===== SUPPLIED DATA =====

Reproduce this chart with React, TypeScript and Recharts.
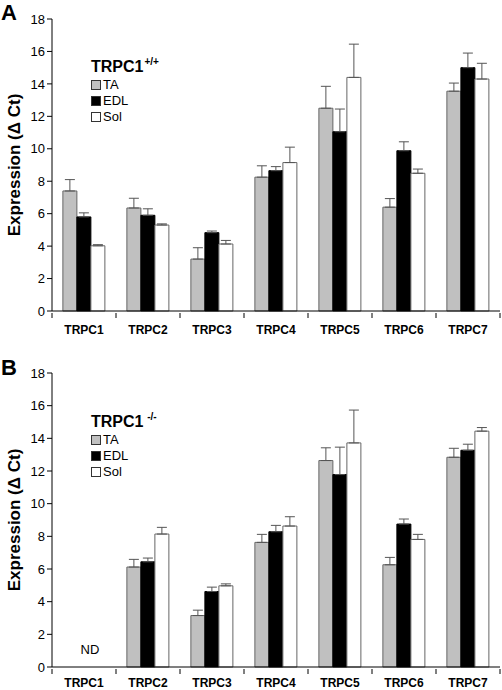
import React from "react";
import {
  BarChart,
  Bar,
  XAxis,
  YAxis,
  ErrorBar,
  Legend,
  ReferenceDot,
} from "recharts";

const categories = ["TRPC1", "TRPC2", "TRPC3", "TRPC4", "TRPC5", "TRPC6", "TRPC7"];
const yTicks = [0, 2, 4, 6, 8, 10, 12, 14, 16, 18];

// Panel A: TRPC1 +/+
const wtTA = [7.4, 6.35, 3.2, 8.25, 12.5, 6.4, 13.55];
const wtTAErr = [0.7, 0.6, 0.7, 0.7, 1.35, 0.53, 0.5];
const wtEDL = [5.8, 5.9, 4.83, 8.65, 11.05, 9.88, 15.0];
const wtEDLErr = [0.25, 0.4, 0.1, 0.25, 1.4, 0.55, 0.9];
const wtSol = [4.02, 5.3, 4.13, 9.15, 14.4, 8.49, 14.3];
const wtSolErr = [0.07, 0.07, 0.22, 0.95, 2.05, 0.26, 0.97];

// Panel B: TRPC1 -/- (TRPC1 not detected)
const koTA = [null, 6.12, 3.15, 7.63, 12.64, 6.26, 12.84];
const koTAErr = [null, 0.47, 0.33, 0.49, 0.78, 0.45, 0.55];
const koEDL = [null, 6.44, 4.62, 8.28, 11.78, 8.75, 13.27];
const koEDLErr = [null, 0.23, 0.27, 0.39, 1.68, 0.31, 0.37];
const koSol = [null, 8.14, 4.97, 8.63, 13.72, 7.81, 14.44];
const koSolErr = [null, 0.41, 0.12, 0.57, 2.01, 0.31, 0.22];

const series = [
  { key: "TA", fill: "#c0c0c0", stroke: "#666666" },
  { key: "EDL", fill: "#000000", stroke: "#000000" },
  { key: "Sol", fill: "#ffffff", stroke: "#666666" },
];

const FONT = '"Liberation Sans", Arial, Helvetica, sans-serif';

function buildRows(
  ta: (number | null)[],
  taErr: (number | null)[],
  edl: (number | null)[],
  edlErr: (number | null)[],
  sol: (number | null)[],
  solErr: (number | null)[]
) {
  return categories.map((c, i) => ({
    name: c,
    TA: ta[i],
    TAErr: taErr[i] == null ? null : [0, taErr[i]],
    EDL: edl[i],
    EDLErr: edlErr[i] == null ? null : [0, edlErr[i]],
    Sol: sol[i],
    SolErr: solErr[i] == null ? null : [0, solErr[i]],
  }));
}

// category labels centred, tick marks on the category boundaries
const XTick = (props: any) => {
  const { x, y, payload, index, visibleTicksCount, labelGap } = props;
  const off = payload && payload.offset ? payload.offset : 32;
  const last = index === visibleTicksCount - 1;
  return (
    <g>
      <line x1={x - off} y1={y} x2={x - off} y2={y + 5} stroke="#000" />
      {last && <line x1={x + off} y1={y} x2={x + off} y2={y + 5} stroke="#000" />}
      <text
        x={x}
        y={y + labelGap}
        dy="0.35em"
        textAnchor="middle"
        fontSize={12}
        fontWeight="bold"
        fontFamily={FONT}
        fill="#000"
      >
        {payload.value}
      </text>
    </g>
  );
};

const makeLegend = (sup: string) => () =>
  (
    <div style={{ fontFamily: FONT, color: "#000" }}>
      <div style={{ fontSize: 16, fontWeight: "bold", lineHeight: "20px", whiteSpace: "pre" }}>
        TRPC1
        <span style={{ fontSize: 10, verticalAlign: 7, marginLeft: 1 }}>{sup}</span>
      </div>
      {series.map((s) => (
        <div
          key={s.key}
          style={{ display: "flex", alignItems: "center", fontSize: 13, lineHeight: "16px" }}
        >
          <span
            style={{
              display: "inline-block",
              width: 8,
              height: 8,
              background: s.fill,
              border: "1px solid #333",
              marginRight: 2,
            }}
          />
          {s.key}
        </div>
      ))}
    </div>
  );

const YLabel = (props: any) => {
  const { viewBox } = props;
  const cy = viewBox.y + viewBox.height / 2;
  return (
    <text
      x={14}
      y={cy}
      transform={`rotate(-90, 14, ${cy})`}
      textAnchor="middle"
      dominantBaseline="central"
      fontSize={17}
      fontWeight="bold"
      fontFamily={FONT}
      fill="#000"
    >
      Expression (Δ Ct)
    </text>
  );
};

function Panel({
  data,
  height,
  top,
  bottom,
  axisHeight,
  labelGap,
  sup,
  legendTop,
  showND,
}: {
  data: any[];
  height: number;
  top: number;
  bottom: number;
  axisHeight: number;
  labelGap: number;
  sup: string;
  legendTop: number;
  showND?: boolean;
}) {
  return (
    <BarChart
      width={502}
      height={height}
      data={data}
      margin={{ top, right: 2, left: 0, bottom }}
      barCategoryGap="17%"
      barGap={0}
    >
      <XAxis
        dataKey="name"
        height={axisHeight}
        axisLine={{ stroke: "#000" }}
        tickLine={false}
        tickSize={0}
        tick={<XTick labelGap={labelGap} />}
        interval={0}
      />
      <YAxis
        width={52}
        domain={[0, 18]}
        ticks={yTicks}
        interval={0}
        axisLine={{ stroke: "#000" }}
        tickLine={{ stroke: "#000" }}
        tickSize={5}
        tick={{ fontSize: 13, fill: "#000", fontFamily: FONT }}
        label={<YLabel />}
      />
      <Legend
        layout="horizontal"
        verticalAlign="middle"
        align="center"
        content={makeLegend(sup)}
        wrapperStyle={{ top: legendTop, left: 91, width: 90, height: 72 }}
      />
      {series.map((s) => (
        <Bar
          key={s.key}
          dataKey={s.key}
          fill={s.fill}
          stroke={s.stroke}
          strokeWidth={1}
          isAnimationActive={false}
        >
          <ErrorBar
            dataKey={`${s.key}Err`}
            width={5}
            stroke="#555"
            strokeWidth={1}
            direction="y"
          />
        </Bar>
      ))}
      {showND && (
        <ReferenceDot
          x="TRPC1"
          y={1.1}
          r={0}
          shape={(p: any) => (
            <text
              x={p.cx + 6}
              y={p.cy}
              dy="0.35em"
              textAnchor="middle"
              fontSize={13}
              fontFamily={FONT}
              fill="#000000"
            >
              ND
            </text>
          )}
        />
      )}
    </BarChart>
  );
}

export default function App() {
  const dataA = buildRows(wtTA, wtTAErr, wtEDL, wtEDLErr, wtSol, wtSolErr);
  const dataB = buildRows(koTA, koTAErr, koEDL, koEDLErr, koSol, koSolErr);
  const letter: React.CSSProperties = {
    position: "absolute",
    left: 1,
    fontFamily: FONT,
    fontWeight: "bold",
    fontSize: 22,
    lineHeight: "22px",
  };
  return (
    <div
      style={{
        position: "absolute",
        left: 0,
        top: 0,
        width: 502,
        height: 690,
        background: "#fff",
        fontFamily: FONT,
      }}
    >
      <div style={{ position: "absolute", left: 0, top: 0 }}>
        <Panel
          data={dataA}
          height={345}
          top={19}
          bottom={10}
          axisHeight={24}
          labelGap={17}
          sup="+/+"
          legendTop={52}
        />
      </div>
      <div style={{ position: "absolute", left: 0, top: 345 }}>
        <Panel
          data={dataB}
          height={345}
          top={28}
          bottom={0}
          axisHeight={23}
          labelGap={14}
          sup=" -/-"
          legendTop={62}
          showND
        />
      </div>
      <div style={{ ...letter, top: 2 }}>A</div>
      <div style={{ ...letter, top: 357 }}>B</div>
    </div>
  );
}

=====

▶ **STATED PROBLEM**: Please restate the material above line by line, exactly, beginning at its first line and ending with the line that contains "const wtSolErr = [0.07, 0.07, 0.22, 0.95, 2.05, 0.26, 0.97];", without any pictures.

▶ **SOLUTION**:
Reproduce this chart with React, TypeScript and Recharts.
import React from "react";
import {
  BarChart,
  Bar,
  XAxis,
  YAxis,
  ErrorBar,
  Legend,
  ReferenceDot,
} from "recharts";

const categories = ["TRPC1", "TRPC2", "TRPC3", "TRPC4", "TRPC5", "TRPC6", "TRPC7"];
const yTicks = [0, 2, 4, 6, 8, 10, 12, 14, 16, 18];

// Panel A: TRPC1 +/+
const wtTA = [7.4, 6.35, 3.2, 8.25, 12.5, 6.4, 13.55];
const wtTAErr = [0.7, 0.6, 0.7, 0.7, 1.35, 0.53, 0.5];
const wtEDL = [5.8, 5.9, 4.83, 8.65, 11.05, 9.88, 15.0];
const wtEDLErr = [0.25, 0.4, 0.1, 0.25, 1.4, 0.55, 0.9];
const wtSol = [4.02, 5.3, 4.13, 9.15, 14.4, 8.49, 14.3];
const wtSolErr = [0.07, 0.07, 0.22, 0.95, 2.05, 0.26, 0.97];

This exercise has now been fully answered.